I logged in today to play some with a friend of mine and discovered that a) issue 5 quests went live including the first DLC (which is free to everyone who currently owns the game AFAIK, but will be a paid item for latecomers, and must be “purchased” from the Boosts section of the item store), and b) there’s an ongoing special event called The End of Days. It’ll last through…I think… the seventh, and has a few different components. There are Mayan zombies spawning all over the place, which can drop “Mayan remains” special bags that can drop event tokens and various items. There are world bosses called Harbingers of Nameless Days that autogrant you a related dungeon mission (one each for Solomon Island, Egypt, and Transylvania). There are event vendors. There is a new dungeon set in El Dorado, as well as a PvP scenario set there. There are five new lore pieces (called Shrouded Lore, which spawn Secret Keeper Mayan zombie waves to attack you). And there are a couple of side missions, the first of which will spawn off a Mayan zombie that comes to you. All in all, pretty cool stuff.

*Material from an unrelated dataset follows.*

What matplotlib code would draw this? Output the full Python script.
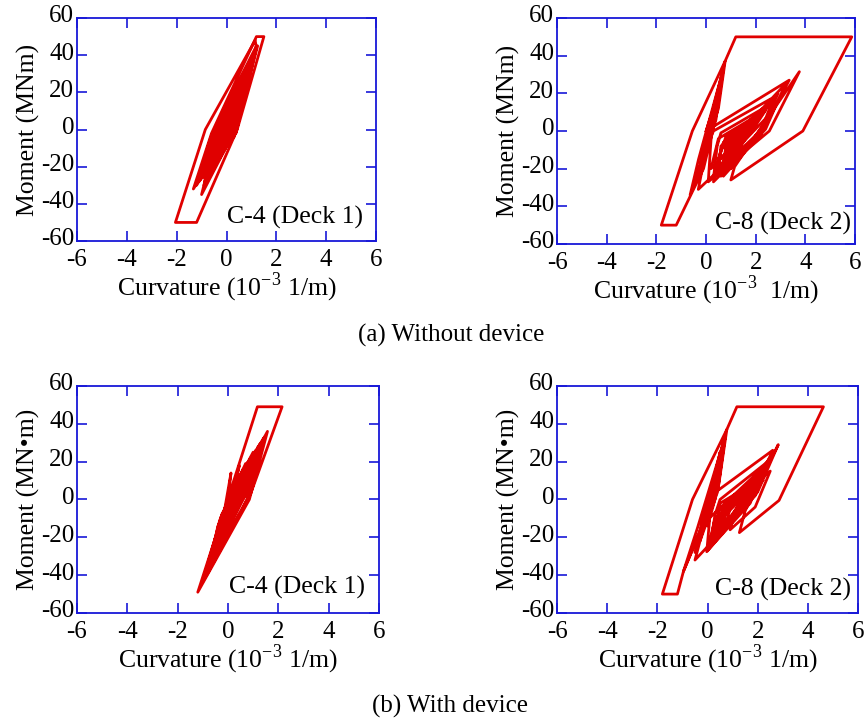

A friend of mine bought me TSW as a gift on Steam. It’s great fun to go through the more thought-intensive quests with a couple of buddies using voice chat to bounce ideas off each other. I’m still in Kingsmouth and my build so far has revolved around hammers and shotguns which seems like a pretty tank-like combo. My character is an Illuminati on Daemon and while I would hesitate to call it crowded, there seem to be a good number of people still around the beginner areas at least.

The last MMO I played was Tera and that only lasted about 6 weeks before the $15 a month lost it’s charm. MMOs have never really been my thing, but TSW is looking promising so far. It’s the first MMO that I’ve played where I actually want to complete all of the one-off side quests before moving on to the next area.

I’m somewhat curious what happened to Telefrogs adventure in The Secret World? Last post seemed somewhat positive :-)

Guild Wars 2 happened. Sorry. I stopped playing for the holidays to do family stuff, then someone gave me GW2 for Christmas.

I’ll probably return to Secret World eventually, but I just haven’t been motivated to go back quite yet. GW2 has its hooks in me pretty hard.

Also, I’ll be frank. The whole Merovingian start to the Dragon area was just off-putting. I was going to reroll as one of the other factions before I stopped playing.

I enjoyed the Illuminati storyline. The notes you receive from your handler are really well done.

There’s some good news about the game’s shift to the Buy to Play model.

Dropping the default Secret World subscription in December but not the cost of the game helped, a lot. The MMO sold more than 70,000 copies in the last four weeks.

Funcom said that represented a 30 per cent increase in the MMO’s total sales. Popping that into my fixed (with your help) calculator, that puts The Secret World’s grand total at just over 300,000 sales.

In August, Funcom said The Secret World had sold over 200,000 copies.

Removing the base subscription fee also boosted Secret World player activity by 400 per cent, apparently.

70K in one month is good, right? Of course, that doesn’t guarantee long-term success. Hopefully, the majority of those 70K new players stick with it and buy stuff from the shop instead of moving on after a few days like me.

Good news for them. I was out on the third day after I bought it. The combat is still dishwater dull (and never really gets better), and the vaunted investigation quests are still just finding the correct hotspots and clicking on them.

I do like the setting. I’ll probably try again at some point.

The investigation quests can be more than that. There’s one that’s in morse code. There’s one that requires clicking on things in a prescribed order. There’s one that requires avoiding detection. And some require the player to figure out where to go by giving the player clues.

The combat is basic – rotate through attacks – but you have a lot of variety in the builds you can make with the skill and action points.

Maybe it was my build (swords), but I didn’t find combat dull at all - at least not as compared to most other MMOs. I found it much more action-oriented as I was always moving and dodging.

It’s better than some, combat-wise. They do a better job of keeping combat active, and avoiding the skill/cooldown overload of many older MMOs. It’s no DCUO though.